Copyright and patents are absolutely not the same thing at all.
A patent makes it illegal to use a particular idea, by any means. It is a limited-time universal monopoly on a set of specific "claims" (the selected applications of the idea). It has nothing to do with whether someone copied you or not.
A copyright is a prohibition on someone copying you, with certain exceptions where they are allowed to do so ("fair use" or "fair dealing"). Copyrights also, in the USA, bring certain protections against people attempting to use a work in a way you did not intend even where they are not duplicating it.
A trademark is a prohibition on someone causing confusion by copying something you use to identify yourself, or by using/referencing it (without copying) in a context you don't wish.

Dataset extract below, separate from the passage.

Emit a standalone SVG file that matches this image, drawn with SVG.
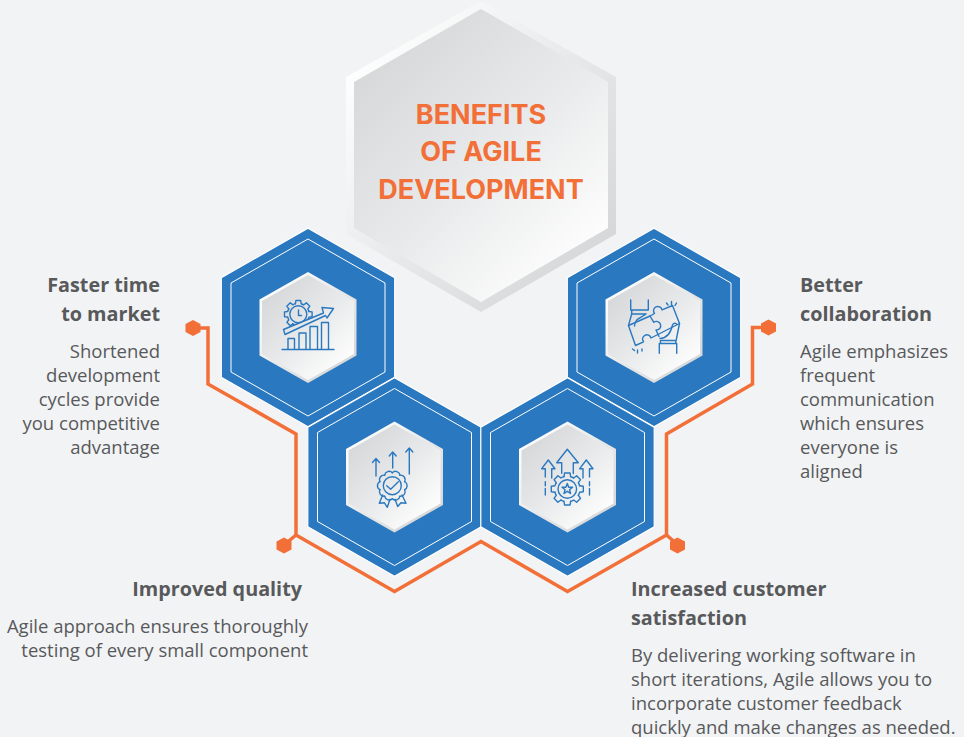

A trade secret is a criminal prohibition on someone intentionally causing another to divulge certain information that you contractually banned them from divulging.
A security classification is a ban on certain ideas/information being shared with parties that a government agency did not wish them shared with, or used in certain contexts. This is not a protection available to individuals, only to governments.
A license is an intentional weakening of one or more of the above types of protection, potentially with attached civil penalties in the event the bounds of the license are exceeded. It can thus, when accepted, limit behaviour beyond what would normally be allowed by one of the IP types above.
All six of these IP types protect against Person B doing something that is in some way related to an activity Person A did earlier, but they are really quite different in what they cover and how. I don't agree at all they're the same thing.